Recovery After Plate Surgery
Recovery depends heavily on which bone was fixed and how stable the repair is. For lower extremity fractures, weight-bearing restrictions typically last 2 to 6 weeks, though some complex repairs require longer. Your surgeon and rehabilitation team will progress you through stages: starting with non-weight-bearing (using crutches or a walker so you put no load on the leg), advancing to partial weight-bearing (roughly 15% to 30% of your body weight), and eventually reaching full weight-bearing as X-rays confirm new bone is forming at the fracture site.
For upper extremity fractures like forearm or upper arm breaks, healing with a plate typically takes 10 to 12 weeks. During this time, the plate allows earlier joint movement than a cast would, which helps prevent stiffness. Your physical therapist will guide a gradual return to normal use, monitoring strength and range of motion along the way.
Complications and Metal Sensitivity
Most people tolerate metal plates without problems, but complications do occur. Pain or discomfort from prominent hardware, where you can feel the plate through your skin, is the most common reason patients request removal. Infection around the hardware affects roughly 1.6% of patients. Plate or screw failure and bone loss from stress shielding are less common but can require additional surgery.
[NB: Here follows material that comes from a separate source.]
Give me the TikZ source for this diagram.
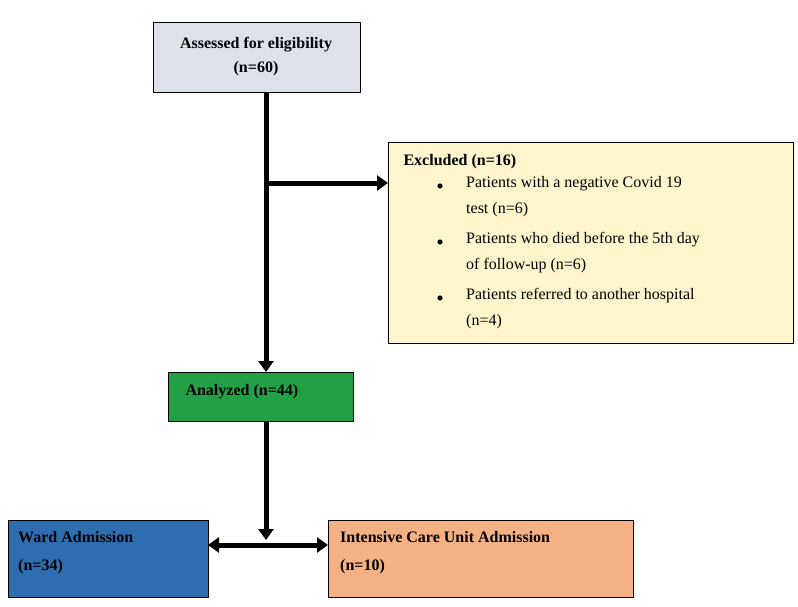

A small number of people develop a true allergic reaction to their implant. Metal hypersensitivity can show up as a skin rash over the surgical site, persistent pain, impaired wound healing, unexplained swelling, or implant loosening. These symptoms typically begin weeks to months after surgery. Nickel, cobalt, and chromium (components of stainless steel) are the most common triggers. If metal allergy is suspected, a skin patch test can help confirm it. In confirmed cases, removing the implant and replacing it with a different material usually resolves symptoms completely.
Do Metal Plates Need to Come Out?
There’s no universal rule about removing plates after a bone has healed. Some surgeons advocate routine removal, while others leave plates in permanently unless they’re causing problems. The most common reasons for removal are pain and hardware prominence, followed by infection and implant failure. In one study of 83 cases, about 20% of patients had their plates removed simply because they wanted them out, even without symptoms.
Leaving a plate in place avoids a second surgery but carries a small long-term risk of stress shielding and bone thinning. Removing it eliminates that risk but means another operation, which itself carries a 0.5% chance of breaking the bone during removal and a 1.6% risk of infection.
A newer option on the horizon may eventually make this decision irrelevant. Plates made from magnesium alloys are designed to gradually dissolve in the body as the bone heals. In clinical comparisons, magnesium implants required removal in only 0.4% of patients compared to 16.2% for titanium. They also showed high bone-union rates and low infection rates, and because magnesium’s stiffness is much closer to natural bone than titanium or steel, stress shielding is significantly reduced. These implants are still relatively new, but early results are promising.